旋律をあまりにもダイナミックに演奏されるので、その方の目が不自由だと言うことはほとんど忘れていたのですが、インタビューの応答を聴いて真っ青。インタビューのとき、すぐそばに寄り添って立つ介助の方が何やら両手の指で演奏者の手の甲にモールス信号のような指の動きを盛んになさってたのですが、それは指点字というものでした。指点字を受けていたその演奏者の方は、目が不自由なだけでなく、小さいときの高熱のせいで、耳もほとんど聞こえなくなってしまったと言うのです。
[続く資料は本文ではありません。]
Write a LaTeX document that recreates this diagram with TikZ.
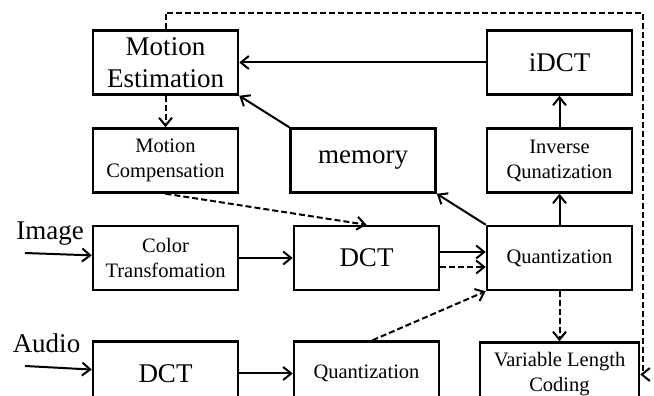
\documentclass[tikz,border=0pt]{standalone}
\usepackage{fontspec}
\setmainfont{Liberation Serif}
\usetikzlibrary{arrows.meta,positioning}

\begin{document}
\begin{tikzpicture}[
  x=1pt, y=1pt,
  node distance=31pt and 50pt,
  blk/.style={rectangle, draw, line width=2.5pt, align=center, minimum width=145pt, minimum height=64pt, inner sep=2pt},
  big/.style={blk, font=\fontsize{27}{32}\selectfont},
  small/.style={blk, font=\fontsize{20.5}{25}\selectfont},
  lbl/.style={font=\fontsize{27}{32}\selectfont, anchor=base, inner sep=0pt},
  arrow/.style={-{Straight Barb[length=8pt,width=13pt]}, line width=2pt},
  dasharrow/.style={arrow, dash pattern=on 6pt off 3pt}
]
\useasboundingbox (0,0) rectangle (654,396);
\clip (0,0) rectangle (654,396);
\node[big] (me) at (165.5,333.5) {Motion\\Estimation};
\node[small, below=31.5pt of me] (mc) {Motion\\Compensation};
\node[small, below=31pt of mc] (ct) {Color\\Transfomation};
\node[big, below=49pt of ct] (adct) {DCT};
\node[big, right=50pt of mc] (mem) {memory};
\node[big, right=53.5pt of ct] (dct) {DCT};
\node[small, right=53.5pt of adct] (aq) {Quantization};
\node[small, right=45.5pt of dct] (quant) {Quantization};
\node[small, above=31pt of quant] (iq) {Inverse\\Qunatization};
\node[big, above=31.5pt of iq] (idct) {iDCT};
\node[small, below=50pt of quant, minimum width=159pt] (vlc) {Variable Length\\Coding};
\coordinate (imgin) at (25,143);
\coordinate (audin) at (25,30);
\coordinate (fb) at (643,383);
\node[lbl] (imglbl) at (50,156) {Image};
\node[lbl] (audlbl) at (46.5,43) {Audio};
\draw[arrow] (idct) -- (me);
\draw[arrow] (mem.north west) -- (me.south east);
\draw[dasharrow] (me) -- (mc);
\draw[dasharrow] (mc.south) -- (dct.north);
\draw[arrow] (imgin) -- (ct);
\draw[arrow] (ct) -- (dct);
\draw[arrow] ([yshift=6pt]dct.east) -- ([yshift=6pt]quant.west);
\draw[dasharrow] ([yshift=-9pt]dct.east) -- ([yshift=-9pt]quant.west);
\draw[arrow] (quant.north west) -- (mem.south east);
\draw[arrow] (quant) -- (iq);
\draw[arrow] (iq) -- (idct);
\draw[dasharrow] (quant) -- (vlc);
\draw[dasharrow] ([xshift=6pt]aq.north) -- (quant.south west);
\draw[arrow] (audin) -- (adct);
\draw[arrow] (adct) -- (aq);
\draw[dasharrow] (me.north) |- (fb) |- (vlc.east);
\end{tikzpicture}
\end{document}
「目も耳も不自由でご苦労が多いでしょうけれど、どうして音楽をおやりになられたのですか?」という質問に、その方は、いともあっさりと一言「好きだからです。」とお答えになりました。
フルートとアルト・サクソフォンのアンサンブルは、ルロイ・アンダーソンのナンバーから始まりました。
アンダーソンの曲は、“軽快”の一言につきると思いこんでいたのですが、フルートのメロディーにサクソフォンの音色がにふわっと重なるその瞬間がとても優しく、こんなにやわらかな“シンコペーテッド・クロック”がこの世に存在したのか・・と何とも言えない感動を覚えました。
ルロイ・アンダーソンも大好きな作曲家の一人なんですが、恥ずかしながら「忘れられし夢」はこのコンサートではじめて聴きました。まるで遠い昔に見た夢の中にいるような優しい優しい音色でした。本当に1フレーズ1フレーズを愛おしんで演奏しているのが分かりました。音楽というのは、それを奏でる人の曲に対する熱い想いがメロディーに乗って、聴く人の心に響くのだということをあらためて感じました。
沸き上がる拍手に、こぼれんばかりの笑みでいっぱいの演奏家達のお顔を見て、コンサートの成功を本当に嬉しく思いました。そして、生きるということの尊さを、好きなことを共有できるということの素晴らしさをしみじみ感じました。